What an unusual change, that once I did my best to keep the scfb driver uninstalled and now I have to use it. I recently upgraded my system from 14-stable to the newly available 15-stable. The usual process of updating src via git had a small hiccup due to a missing update to the blog post I perused. The minor detail I missed was that git switched to using https and that was what stopped the /usr/src update. All my blog posts now mention that git change where I had described the old method. The update was quick and building kernel and world went smoothly as expected.
When I was booted into the 15-stable kernel with world, I knew I had a lot of adjusting to do with regard to installed software or any other changes. I had saw an easy way to handle the task somewhere online. What I did was pkg upgrade -f right after I used gitup ports to update the ports tree. What I didn't know was that pkg was missing or not in a working state, so I had to do pkg bootstrap -f and after I did the pkg upgrade -f, I expected most things to just work.
You can make an educated guess that of course things did not work as expected or hoped. When I tried to start the X server so I could get back to using my pc as normal, it failed, some errors that seemed to be related to a mismatch with the kernel. I figured I could get past this issue by being certain to build locally with my updated ports tree. I rebuilt graphics/mesa-dri which pulled in graphics/libdrm (and I believe graphics/mesa-libs which makes sense), next I rebuilt graphics/drm-kmod which also provided gpu-firmware-kmod, after that was x11-drivers/xf86-video-amdgpu, next was x11-servers/xorg-server, and finally x11/xinit. I believed I had everything remade compatible with 15-stable and so I tried to start X again.

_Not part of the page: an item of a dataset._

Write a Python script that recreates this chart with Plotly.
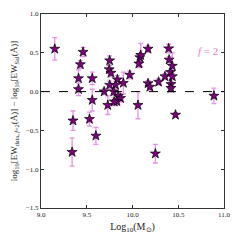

I must have assumed that I needed to reboot to have everything load properly, but this simply made me reboot a second time into single user so I could remove all the graphics stuff. Only after the graphics drivers were not trying to load could I boot into text only.
With all that I rebuilt, it gave an error that seemed to be a conflict between drivers? In the /var/log/Xorg.0.log file it seemed to load a raven driver and then picasso, but it couldn't find the amdgpu_picasso_gpu_info_bin file. No matter how many times I repeated the rebuild process to be sure I hadn't made any mistakes, I got the same result. The only way I could succeed to boot was to make sure the graphics was uninstalled, and usually I had to do that via single user.
With too many attempts already made, I remembered that there was the vesa driver which could work, and also the scfb driver I could try. I installed vesa first and tested it to see an unusable former 4k desktop squeezed into 640 x 480, everything huge on my 4k monitor. I didn't have mouse, so I couldn't exit fvwm or use an xterm to do anything, but I believe an alternate virtual tty was accessible, and I killed it from there. Next was the scfb driver which had always wanted to get in the way of the amdgpu driver in the past. When I got into X again, it was still quite large but much more usable. I also cured the mouse issue by building the mouse driver which was mysteriously missing.
I have during and since been searching for any recent reports or information about this issue. Most of the results are rather old, like 2019, or (of course) very Linux specific which does me no good, since their solutions are purely for that distro and its install methods. I did see mention somewhere about a change to driver naming or something, I am very unclear on that. That was in Linuxland, so if there was a change in that realm, we need to wait for it to be propagated into FreeBSD before maybe I will see a fix and get back to my amdgpu driver with 4k. I don't believe there is anything more I can do besides wait, but I will likely keep trying to get away from scfb.
UPDATE:
That was pleasantly fast. I suffered with graphics being broken and forced into second class scfb for my driver for only two or three days. Moments after posting the above, I went to /usr/local/etc/pkg/repos to edit the FreeBSD.conf file to disable FreeBSD-ports-kmods, and then upgraded pkg and updated, and after all the drivers were reinstalled, I have my 4k back. While I watched the update listing, it showed those graphics drivers did indeed all get updated to a more recent version. I cannot say whether there was a problem in the drivers or if any file was missing, or if strangely those kmod files were not pulled from FreeBSD-ports-kmods repo if that happened before. All that I can say right now is that my experience with the situation and my suffering scfb for a short time was documented above. How ever things got corrected, I am grateful for the work by those involved.